Long-time Met Opera music director James Levine to retire

Conductor James Levine, pictured on September 4, 2007, will retire as music director of th
AFP

New York (AFP) – Conductor James Levine, who led the Metropolitan Opera for 40 years as its music director, will retire at the end of the current season for health reasons, the company announced Thursday.

The 72-year-old Levine, who has conducted more than 2,500 performances at the Met, will serve as music director emeritus of the prestigious New York house after the 2015-16 season. 

Levine has struggled with illness in recent years, including Parkinson’s disease, and the Met cited health reasons as the reason for his departure, adding that it plans to announce a new musical director in the coming months.

His retirement marks an end of an era at the Met.

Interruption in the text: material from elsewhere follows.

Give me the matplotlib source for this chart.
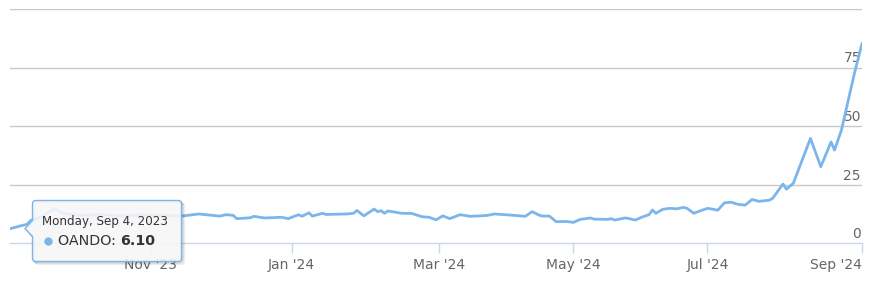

Levine has served as a link to the present from opera’s heyday years of the 1970s and 1980s when such stars as Leontyne Pryce and Joan Sutherland enjoyed global followings.

Levine conducted performances of the famed “Three Tenors” who popularized opera in the 1980s and 90s: Luciano Pavarotti, Jose Carreras and Placido Domingo, who is performing under Levine’s baton in the current Met season in Verdi’s “Simon Boccanegra.”

In more recent years, he has played a major role in nurturing newer and up-and-coming stars such as the soprano Angela Meade and the tenor Matthew Polenzani.  

“There is no conductor in the history of opera who has accomplished what Jim has achieved in his epic career at the Met,” said Peter Gelb, the Met’s General Manager.

“We are fortunate that he will continue to play an active and vital role in the life of the company when he becomes music director emeritus at the end of the season.”

Levine’s struggles with Parkinson’s disease forced him to take a two-year leave of absence in 2011, after which he conducted from a motorized wheelchair and used a podium that mechanically falls and rises.

He conducted frequently in the 2014-15 season, but withdrew earlier this year from a major new production of Berg’s “Lulu” due to health reasons.

Levine plans to complete planned performances in the current season. He will continue to conduct on a scaled-back basis next season, including a revival of Verdi’s “Nabucco,” also with Domingo.